I have noticed from time to time that the Series X is like a beast unleashed when it comes to data usage and bandwidth; it has no respect for other devices in the house. It really goes for the gold medal when it comes to download speed. So maybe that is why when playing this game, even 1000 or less metres from the ground it maintains to be a stunning view. Not all of the planet is just pulled from cloud data though; some parts of the world are hand crafted to give them that extra pizazz and in the menu there is a handy screen to let you know the latest enhanced parts of the world. But I have to say, I flew to some pretty random places and they were all just spectacular.

The world is definitely on point and so is the wide variety of Aircraft, from the lighter planes that I found myself preferring most of the time to Lear Jets, large passenger planes all the way up to some proper Jumbo Jets including the legendary Boeing 747. Which is an experience in itself for sure. I took it out once, but there are so many dials and buttons in the cockpit it is insane and a little overwhelming, but I can imagine satisfying to figure out.

As amazing an achievement the 747 Jumbo Jet is, for me personally the sorts of altitudes that beast likes to cruise at, there really isn’t that much to see out the window. However I can definitely understand the appeal of flying a favourite long haul route or just wanting to see what it would look like from the pilots seat, I can only imagine landing one from that high up in the cockpit would be terrifying.

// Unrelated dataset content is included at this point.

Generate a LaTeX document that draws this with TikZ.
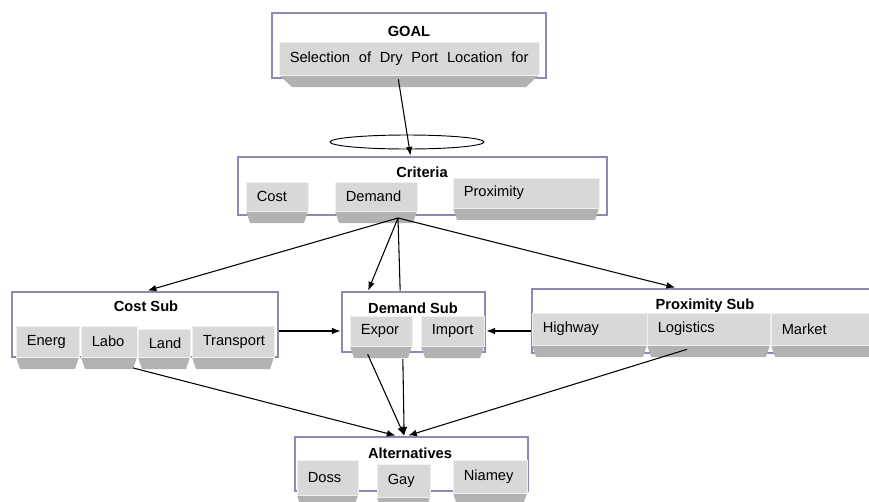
\documentclass[tikz,border=0pt]{standalone}
\usepackage{fontspec}
\setmainfont{Liberation Sans}
\usepackage{tikz}
\usetikzlibrary{positioning,arrows.meta}

\definecolor{boxline}{RGB}{143,136,181}
\definecolor{keyface}{RGB}{216,216,216}
\definecolor{keyshade}{RGB}{178,178,178}

\tikzset{
  grpbox/.style={draw=boxline, line width=2.2pt, fill=white, inner sep=0pt},
  grptitle/.style={font=\fontsize{11}{13}\selectfont\bfseries, inner sep=0pt},
  keyface/.style={fill=keyface, draw=white!88!gray, line width=0.4pt, inner sep=0pt},
  keytext/.style={font=\fontsize{11}{13}\selectfont, inner xsep=0pt, inner ysep=1pt},
  link/.style={line width=0.8pt, -{Latex[length=6.5pt,width=5pt]}},
  plainlink/.style={line width=0.8pt}
}

% key button: [inset] name, left x, top y, width, face height, text
\newcommand{\keybtn}[7][4]{%
  \fill[keyshade] (#3,#4+#6) -- (#3+#5,#4+#6) -- (#3+#5-#1,#4+#6+12) -- (#3+#1,#4+#6+12) -- cycle;
  \node[keyface, minimum width={#5*0.75pt}, minimum height={#6*0.75pt}] (#2) at (#3+#5/2,#4+#6/2) {};
  \node[keytext, anchor=west] (#2t) at (#3+10.5,#4+#6/2) {#7};
}

\begin{document}
\begin{tikzpicture}[x=0.75pt,y=0.75pt,yscale=-1,xscale=1]
\clip (0,0) rectangle (869,501);

%Group boxes
\node[grpbox, minimum width=205.5pt, minimum height=48.75pt] (goal) at (409,45.5) {};
\node[grpbox, minimum width=276.75pt, minimum height=43.5pt] (crit) at (422.5,186) {};
\node[grpbox, minimum width=199.5pt, minimum height=48.75pt] (costsub) at (145,324.5) {};
\node[grpbox, minimum width=107.25pt, minimum height=45pt] (demsub) at (413.5,322) {};
\node[grpbox, minimum width=264.75pt, minimum height=48pt] (proxsub) at (708.5,321) {};
\node[grpbox, minimum width=174.75pt, minimum height=40.5pt] (alt) at (411.5,464) {};

%Titles
\node[grptitle] (goalt) at (409,31) {GOAL};
\node[grptitle] (critt) at (422,172) {Criteria};
\node[grptitle] (costsubt) at (146,306) {Cost Sub};
\node[grptitle] (demsubt) at (413,308) {Demand Sub};
\node[grptitle] (proxsubt) at (705,306) {Proximity Sub};
\node[grptitle] (altt) at (410,453) {Alternatives};

%Buttons
\keybtn[13]{sel}{279}{42}{260}{33}{\makebox[179pt][s]{Selection of Dry Port Location for}}

\keybtn{cost}{246}{182}{62}{29}{Cost}
\keybtn{dem}{335}{182}{82}{29}{Demand}
\keybtn{prox}{453}{178}{146}{30}{Proximity}

\keybtn{energ}{16}{326}{63}{31}{Energ}
\keybtn{labo}{81}{326}{56}{31}{Labo}
\keybtn{land}{138}{329}{52}{28}{Land}
\keybtn{transp}{192}{326}{82}{31}{Transport}

\keybtn{expor}{350}{316}{62}{30}{Expor}
\keybtn{import}{421}{316}{63}{30}{Import}

\keybtn{highway}{532}{313}{115}{32}{Highway}
\keybtn{logis}{647}{313}{123}{32}{Logistics}
\keybtn{market}{771}{313}{110}{32}{Market}

\keybtn{doss}{297}{460}{61}{35}{Doss}
\keybtn{gay}{377}{464}{53}{33}{Gay}
\keybtn{niamey}{453}{460}{74}{33}{Niamey}

%Ellipse
\draw[line width=0.7pt] (407,142) ellipse (77 and 7);

%Connectors
\coordinate (demhub) at (398,218);
\draw[link] ([xshift=-8pt,yshift=3pt]sel.south) -- ([xshift=-9pt]crit.north);
\draw[link] (demhub) -- ([xshift=2pt]costsub.north);
\draw[link] (demhub) -- ([xshift=-34pt]demsub.north);
\draw[plainlink] (demhub) -- ([xshift=-10pt]demsub.north);
\draw[link] (demhub) -- ([xshift=-25pt]proxsub.north);

\draw[link] (costsub.east |- expor.west) -- (demsub.west |- expor.west);
\draw[link] (proxsub.west |- import.east) -- (demsub.east |- import.east);

\draw[link] ([xshift=18pt,yshift=8pt]labo.south) -- ([xshift=-12pt]alt.north);
\draw[link] ([xshift=-10pt,yshift=6pt]expor.south) -- ([xshift=-5.5pt]alt.north);
\draw[link] ([xshift=-8pt,yshift=4pt]demsub.south) -- ([xshift=-5.5pt]alt.north);
\draw[link] ([xshift=-16pt,yshift=3pt]logis.south) -- ([xshift=-2.5pt]alt.north);

\end{tikzpicture}
\end{document}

One may wonder, knowing how complicated Flight Simulator can be, how it would work on a controller instead of a keyboard and how would the general complexity translate to a console? The answer is that it’s a very customisable game with scores of optional assists (some I still have no idea what they actually mean) so you can tailor it to how you want to play. It is set up in a similar way to modern F1 games where it can be as complex as you want it to be or as much of a breeze as you like, with a bit more autopilot, if you will. I would recommend putting your settings in the middle so that it’s still a little exciting and hands-on. For example my landings to this day are a little hit and miss, I think about whether I have enough fuel to make my journey or whether I need to divert to the nearest airport and I love it for that.

Also, the console version features an AI pilot (which I understand is also launching on the PC version at the same time) this means that if you open the menu whilst in flight, the AI pilot will take over until you have finished what you are doing. They won’t do anything crazy; most of the time they will just keep you heading toward your destination. Mind you, you don’t need to open the menu to press buttons on the aircraft dashboard, in fact its best you don’t sometimes, when I had the menu open trying to change fuel tanks – after a crash or two – I realised I was fighting the AI.

Microsoft Flight Simulator on Xbox is a stunner of a game in my opinion, it is impressive on every front. Its recreation of the world is just so spectacular and the parts of the world I visited that I have been in person are absolutely spot on and just as I remember them. It’s a game that can be as complex as you like but it is equally so friendly to play. You can go anywhere in the world you want to and see things that you have never seen before. It’s the closest we will get to international travel for a little while I reckon. I just adore this game, I really, really, do. I just cannot wait for my next flight.